A differentially private mechanism of optimal utility for a region of priors

Differential privacy is a notion of privacy that was initially designed for statistical databases, and has been recently extended to a more general class of domains. Both differential privacy and its generalized version can be achieved by adding random noise to the reported data. Thus, privacy is obtained at the cost of reducing the data's accuracy, and therefore their utility.

In [31] we considered the problem of identifying optimal mechanisms for generalized differential privacy, i.e. mechanisms that maximize the utility for a given level of privacy. The utility usually depends on a prior distribution of the data, and naturally it would be desirable to design mechanisms that are universally optimal, i.e., optimal for all priors. However it is already known that such mechanisms do not exist in general. We then characterized maximal classes of priors for which a mechanism which is optimal for all the priors of the class does exist.
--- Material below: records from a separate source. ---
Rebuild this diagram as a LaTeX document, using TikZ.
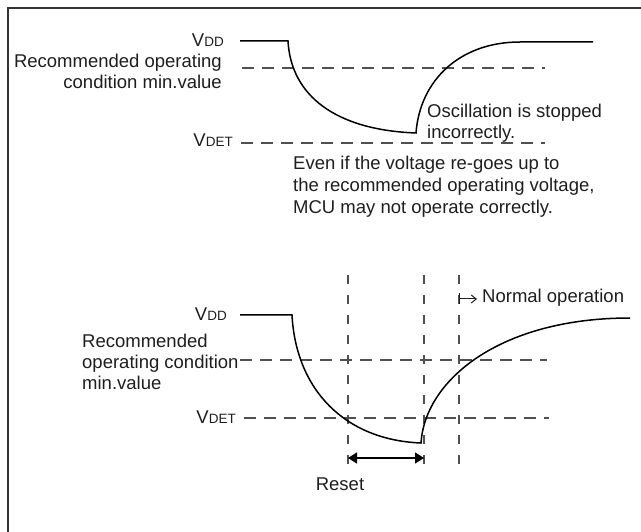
\documentclass[tikz,border=0pt]{standalone}
\usepackage{fontspec}
\setmainfont{Liberation Sans}
\usetikzlibrary{arrows.meta}
\definecolor{framec}{HTML}{333333}
\definecolor{dashc}{HTML}{505050}
\definecolor{txtc}{HTML}{1E1E1E}
\newcommand{\subcaps}[1]{{\fontsize{13.5}{14}\selectfont #1}}
\begin{document}
\begin{tikzpicture}[x=1pt,y=-1pt,
  lbl/.style={inner sep=0pt, text=txtc, font=\fontsize{18.5}{21}\selectfont},
  wave/.style={line width=1.5pt, black},
  hguide/.style={line width=1.2pt, dashc, dash pattern=on 12pt off 8pt},
  vguide/.style={line width=1.2pt, dashc, dash pattern=on 9pt off 11pt},
  frameline/.style={line width=2.5pt, framec},
  spanarrow/.style={line width=1.5pt, black, {Triangle[length=9pt,width=11pt]}-{Triangle[length=9pt,width=11pt]}},
  markarrow/.style={line width=1pt, txtc, {Bar[width=11pt]}-{Straight Barb[length=5pt,width=8pt]}}]
\useasboundingbox (0,0) rectangle (641,532);
% frame
\coordinate (fbl) at (8,532);
\coordinate (ftl) at (8,8);
\coordinate (ftr) at (641,8);
\draw[frameline] (fbl) -- (ftl) -- (ftr);

% ---------- top diagram ----------
% (for multi-line nodes the base anchor is the last line's baseline)
\node[lbl, anchor=base east] (vddA) at (224,47) {V\subcaps{DD}};
\node[lbl, anchor=base east, align=right] (recA) at (222,89) {Recommended operating\\condition min.value};
\node[lbl, anchor=base east] (vdetA) at (233,147) {V\subcaps{DET}};
\node[lbl, anchor=base west, align=left] (oscA) at (427,139) {Oscillation is stopped\\incorrectly.};
\node[lbl, anchor=base west, align=left, font=\fontsize{18.5}{22}\selectfont] (evenA) at (293,214) {Even if the voltage re-goes up to\\the recommended operating voltage,\\MCU may not operate correctly.};

\coordinate (recAs) at (242,68);
\coordinate (recAe) at (545,68);
\coordinate (detAs) at (241,143);
\coordinate (detAe) at (545,143);
\draw[hguide] (recAs) -- (recAe);
\draw[hguide] (detAs) -- (detAe);

\coordinate (tA0) at (240,41);
\coordinate (tA1) at (288,41);
\coordinate (tA2) at (416,133);
\coordinate (tA3) at (520,42);
\coordinate (tA4) at (593,42);
\draw[wave] (tA0) -- (tA1) .. controls (291,96) and (336,130) .. (tA2)
  .. controls (420,80) and (460,42) .. (tA3) -- (tA4);

% ---------- bottom diagram ----------
\node[lbl, anchor=base east] (vddB) at (227,321) {V\subcaps{DD}};
\node[lbl, anchor=base west, align=left] (recB) at (82,389) {Recommended\\operating condition\\min.value};
\node[lbl, anchor=base east] (vdetB) at (236,424) {V\subcaps{DET}};
\node[lbl, anchor=base west] (normB) at (482,303) {Normal operation};
\node[lbl, anchor=base] (resetB) at (340,490) {Reset};

\coordinate (recBs) at (240,360);
\coordinate (recBe) at (547,360);
\coordinate (detBs) at (244,418);
\coordinate (detBe) at (549,418);
\draw[hguide] (recBs) -- (recBe);
\draw[hguide] (detBs) -- (detBe);

\coordinate (v1t) at (348,275);
\coordinate (v1b) at (348,464);
\coordinate (v2t) at (424,275);
\coordinate (v2b) at (424,464);
\coordinate (v3t) at (459,275);
\coordinate (v3b) at (459,464);
\draw[vguide] (v1t) -- (v1b);
\draw[vguide] (v2t) -- (v2b);
\draw[vguide] (v3t) -- (v3b);

\coordinate (tB0) at (240,315);
\coordinate (tB1) at (292,315);
\coordinate (tB2) at (421,443);
\coordinate (tB3) at (630,318);
\draw[wave] (tB0) -- (tB1) .. controls (296,390) and (345,440) .. (tB2)
  .. controls (425,380) and (500,318) .. (tB3);

\coordinate (rs) at (348,458);
\coordinate (re) at (424,458);
\draw[spanarrow] (rs) -- (re);

\coordinate (ns) at (459,299);
\draw[markarrow] (ns) -- ([xshift=-5pt]normB.west |- ns);
\end{tikzpicture}
\end{document}
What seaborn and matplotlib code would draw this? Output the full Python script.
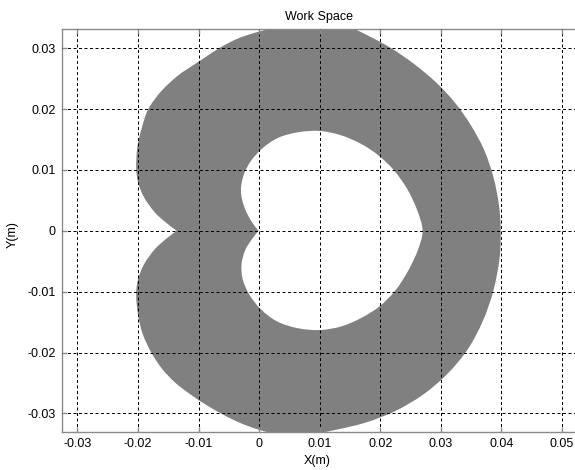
import numpy as np
import matplotlib
matplotlib.use("Agg")
import matplotlib.pyplot as plt
from matplotlib.path import Path
from matplotlib.patches import PathPatch
import seaborn as sns

# Outer boundary of the reachable region (m), counter-clockwise from the left notch
outer_x = [-0.0136, -0.0152, -0.0172, -0.0190, -0.0200, -0.0203, -0.0201, -0.0194,
           -0.0183, -0.0161, -0.0134, -0.0112, -0.0089, -0.0066, -0.0037, -0.0008,
           0.0025, 0.0075, 0.0125, 0.0155, 0.0181, 0.0218, 0.0256, 0.0292,
           0.0323, 0.0350, 0.0372, 0.0387, 0.0396, 0.0399, 0.0397, 0.0387,
           0.0370, 0.0345, 0.0311, 0.0271, 0.0225, 0.0176, 0.0126, 0.0070,
           0.0025, -0.0006, -0.0035, -0.0063, -0.0089, -0.0113, -0.0138, -0.0160,
           -0.0178, -0.0192, -0.0200, -0.0203, -0.0200, -0.0190, -0.0172, -0.0152]
outer_y = [0.0000, 0.0012, 0.0030, 0.0055, 0.0080, 0.0105, 0.0138, 0.0168,
           0.0200, 0.0230, 0.0255, 0.0270, 0.0285, 0.0300, 0.0315, 0.0325,
           0.0333, 0.0340, 0.0338, 0.0332, 0.0320, 0.0300, 0.0274, 0.0244,
           0.0211, 0.0173, 0.0132, 0.0088, 0.0043, 0.0000, -0.0046, -0.0098,
           -0.0147, -0.0194, -0.0235, -0.0269, -0.0296, -0.0315, -0.0327, -0.0337,
           -0.0333, -0.0325, -0.0314, -0.0300, -0.0285, -0.0269, -0.0250, -0.0227,
           -0.0200, -0.0170, -0.0138, -0.0105, -0.0080, -0.0055, -0.0030, -0.0012]
# the notch between the two left lobes is a sharp corner
outer_corners = [0]

# Inner (unreachable) hole boundary (m), counter-clockwise from the cusp near the origin
inner_x = [-0.0001, -0.0013, -0.0024, -0.0030, -0.0026, -0.0014, 0.0006, 0.0032,
           0.0065, 0.0100, 0.0135, 0.0168, 0.0197, 0.0223, 0.0245, 0.0261,
           0.0270, 0.0262, 0.0246, 0.0225, 0.0199, 0.0169, 0.0136, 0.0100,
           0.0064, 0.0030, 0.0003, -0.0016, -0.0027, -0.0029, -0.0023, -0.0012]
inner_y = [0.0000, 0.0016, 0.0038, 0.0064, 0.0090, 0.0114, 0.0136, 0.0153,
           0.0162, 0.0164, 0.0157, 0.0143, 0.0124, 0.0099, 0.0068, 0.0034,
           0.0000, -0.0032, -0.0066, -0.0098, -0.0124, -0.0143, -0.0157, -0.0163,
           -0.0160, -0.0149, -0.0129, -0.0105, -0.0080, -0.0055, -0.0032, -0.0014]
inner_corners = [0]

x_ticks = [-0.03, -0.02, -0.01, 0.0, 0.01, 0.02, 0.03, 0.04, 0.05]
x_tick_labels = ["-0.03", "-0.02", "-0.01", "0", "0.01", "0.02", "0.03", "0.04", "0.05"]
y_ticks = [-0.03, -0.02, -0.01, 0.0, 0.01, 0.02, 0.03]
y_tick_labels = ["-0.03", "-0.02", "-0.01", "0", "0.01", "0.02", "0.03"]


def smooth_closed_path(xs, ys, corners):
    """Closed contour through the given vertices, drawn as cubic Bezier
    segments (Catmull-Rom tangents), keeping the listed vertices sharp."""
    p = np.column_stack([xs, ys])
    n = len(p)
    sharp = set(corners)
    verts = [p[0]]
    codes = [Path.MOVETO]
    for i in range(n):
        p0, p1, p2, p3 = p[(i - 1) % n], p[i], p[(i + 1) % n], p[(i + 2) % n]
        if i in sharp:
            p0 = p1
        if (i + 1) % n in sharp:
            p3 = p2
        c1 = p1 + (p2 - p0) / 6.0
        c2 = p2 - (p3 - p1) / 6.0
        verts += [c1, c2, p2]
        codes += [Path.CURVE4] * 3
    verts.append(p[0])
    codes.append(Path.CLOSEPOLY)
    return np.array(verts), codes


sns.set_theme(style="white")
plt.rcParams["font.family"] = ["Liberation Sans", "DejaVu Sans"]

W, H = 575, 470
fig = plt.figure(figsize=(W / 100, H / 100), dpi=100)
fig.patch.set_facecolor("white")
left, right, top, bottom = 61.7, 577.0, 29.3, 431.7
ax = fig.add_axes([left / W, 1 - bottom / H, (right - left) / W, (bottom - top) / H])
ax.set_facecolor("white")

# Filled workspace: outer contour with the inner contour (reversed) as a hole
ov, oc = smooth_closed_path(outer_x, outer_y, outer_corners)
n_in = len(inner_x)
rev = [0] + list(range(n_in - 1, 0, -1))
iv, ic = smooth_closed_path([inner_x[k] for k in rev], [inner_y[k] for k in rev],
                            [rev.index(c) for c in inner_corners])
ws_path = Path(np.vstack([ov, iv]), oc + ic)
ax.add_patch(PathPatch(ws_path, facecolor="#808080", edgecolor="none", zorder=1))

ax.set_xlim(-0.0326, 0.0525)
ax.set_ylim(-0.0330, 0.0331)
ax.set_xticks(x_ticks)
ax.set_xticklabels(x_tick_labels)
ax.set_yticks(y_ticks)
ax.set_yticklabels(y_tick_labels)

ax.set_axisbelow(False)
ax.grid(True, color="black", linestyle=(0, (3, 2.5)), linewidth=0.72)

spine_col = "#8a8a8a"
for s in ["left", "bottom", "top"]:
    ax.spines[s].set_visible(True)
    ax.spines[s].set_color(spine_col)
    ax.spines[s].set_linewidth(1.0)
ax.spines["right"].set_visible(False)

ax.tick_params(axis="both", direction="in", length=3.5, width=1.0, color=spine_col,
               labelsize=9, labelcolor="black", pad=4.5,
               bottom=True, left=True, top=True, right=False)

ax.set_title("Work Space", fontsize=9, color="black", pad=7)
ax.set_xlabel("X(m)", fontsize=9, color="black")
ax.set_ylabel("Y(m)", fontsize=9, color="black")
ax.xaxis.set_label_coords((317 - left) / (right - left), (bottom - 461) / (bottom - top))
ax.xaxis.label.set_va("center")
ax.yaxis.set_label_coords((13 - left) / (right - left), (bottom - 235) / (bottom - top))
ax.yaxis.label.set_va("center")

fig.savefig("out.png", dpi=100, facecolor="white")
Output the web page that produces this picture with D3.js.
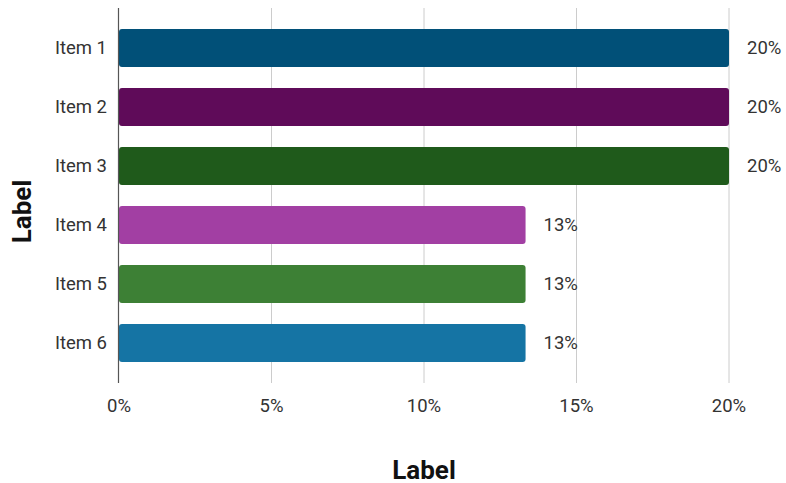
<!DOCTYPE html>
<meta charset="utf-8">

<style>
  body {
    margin: 0px;
    background: #fff;
  }

  text {
    font-family: Roboto, sans-serif;
    fill: #333;
  }

  .grid line {
    stroke: #ccc;
  }

  .title {
    font-weight: bold;
    font-size: 26px;
    fill: #111;
  }
</style>

<script src="https://d3js.org/d3.v7.min.js"></script>

<body>
  <svg class="chart"></svg>
</body>

<script>
const items = ['Item 1', 'Item 2', 'Item 3', 'Item 4', 'Item 5', 'Item 6'];
const values = [20, 20, 20, 13.33, 13.33, 13.33];
const colors = ['#015078', '#5f0b59', '#1f5a1b', '#a23fa3', '#3d8035', '#1574a4'];
const xTicks = [0, 5, 10, 15, 20];

const width = 786;
const height = 483;
const margin = {top: 8, right: 57, bottom: 100, left: 119};
const fontSize = '18.5px';

const data = items.map(function(d, i) { return {name: d, value: values[i], color: colors[i]}; });

const svg = d3.select('.chart')
    .attr('width', width)
    .attr('height', height);

const x = d3.scaleLinear()
    .domain([0, 20])
    .range([margin.left, width - margin.right]);

const y = d3.scaleBand()
    .domain(items)
    .range([margin.top, height - margin.bottom])
    .paddingInner(0.356)
    .paddingOuter(0.356);

// vertical gridlines
svg.append('g')
    .attr('class', 'grid')
  .selectAll('line')
    .data(xTicks.slice(1))
  .enter().append('line')
    .attr('x1', function(d) { return x(d); })
    .attr('x2', function(d) { return x(d); })
    .attr('y1', margin.top)
    .attr('y2', height - margin.bottom);

svg.append('g')
  .selectAll('rect')
    .data(data)
  .enter().append('rect')
    .attr('x', x(0))
    .attr('y', function(d) { return y(d.name); })
    .attr('width', function(d) { return x(d.value) - x(0); })
    .attr('height', y.bandwidth())
    .attr('rx', 3)
    .attr('fill', function(d) { return d.color; });

// left axis line
svg.append('line')
    .attr('x1', x(0) - 0.5)
    .attr('x2', x(0) - 0.5)
    .attr('y1', margin.top)
    .attr('y2', height - margin.bottom)
    .attr('stroke', '#555')
    .attr('stroke-width', 1.2);

// category labels
svg.append('g')
  .selectAll('text')
    .data(data)
  .enter().append('text')
    .attr('x', x(0) - 12)
    .attr('y', function(d) { return y(d.name) + y.bandwidth() / 2; })
    .attr('text-anchor', 'end')
    .attr('dominant-baseline', 'central')
    .style('font-size', fontSize)
    .text(function(d) { return d.name; });

// value labels
svg.append('g')
  .selectAll('text')
    .data(data)
  .enter().append('text')
    .attr('x', function(d) { return x(d.value) + 18; })
    .attr('y', function(d) { return y(d.name) + y.bandwidth() / 2; })
    .attr('dominant-baseline', 'central')
    .style('font-size', fontSize)
    .text(function(d) { return d3.format('.0f')(d.value) + '%'; });

// x tick labels
svg.append('g')
  .selectAll('text')
    .data(xTicks)
  .enter().append('text')
    .attr('x', function(d) { return x(d); })
    .attr('y', height - margin.bottom + 23)
    .attr('text-anchor', 'middle')
    .attr('dominant-baseline', 'central')
    .style('font-size', fontSize)
    .text(function(d) { return d + '%'; });

svg.append('text')
    .attr('class', 'title')
    .attr('x', (x(0) + x(20)) / 2)
    .attr('y', 479)
    .attr('text-anchor', 'middle')
    .text('Label');

svg.append('text')
    .attr('class', 'title')
    .attr('transform', 'translate(31, 211.5) rotate(-90)')
    .attr('text-anchor', 'middle')
    .text('Label');
</script>
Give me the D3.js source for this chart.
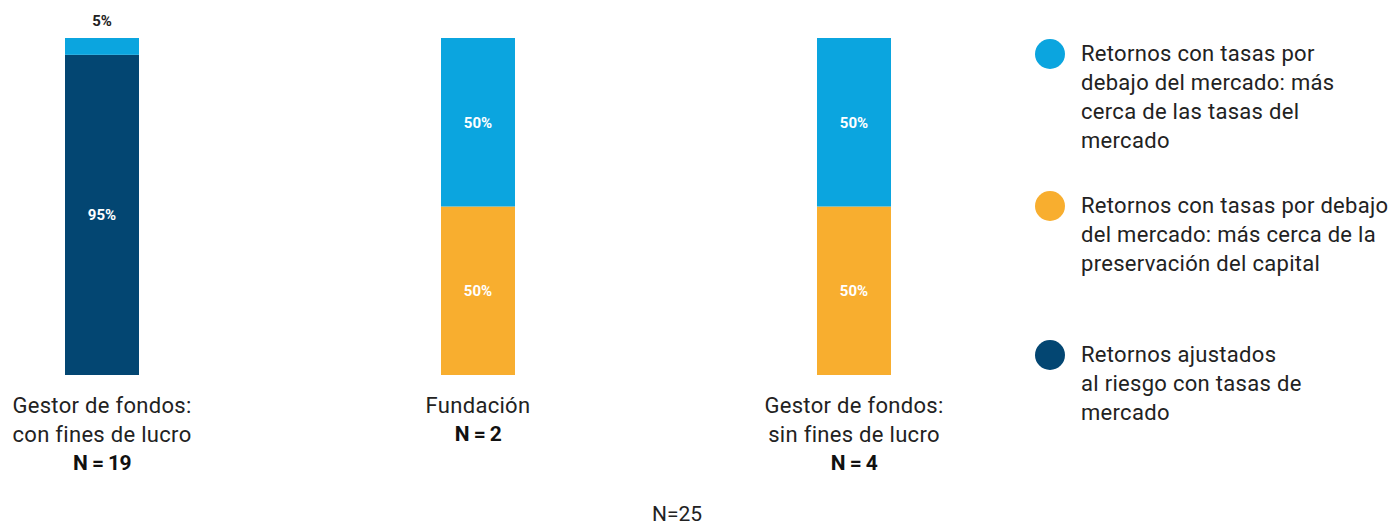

We showed that such classes can be defined as convex polytopes in the priors space.

As an application, we considered the problem of privacy that arises when using, for instance, location-based services, and we showed how to define mechanisms that maximize the quality of service while preserving the desired level of geo-indistinguishability.

Compositional analysis of information hiding

Systems concerned with information hiding often use randomization to obfuscate the link between the observables and the information to be protected. The degree of protection provided by a system can be expressed in terms of the probability of error associated to the inference of the secret information. In [14] we considered a probabilistic process calculus to specify such systems, and we studied how the operators affect the probability of error. In particular, we characterized constructs that have the property of not decreasing the degree of protection, and that can therefore be considered safe in the modular construction of these systems. As a case study, we applied these techniques to the Dining Cryptographers, and we derived a generalization of Chaum's strong anonymity result.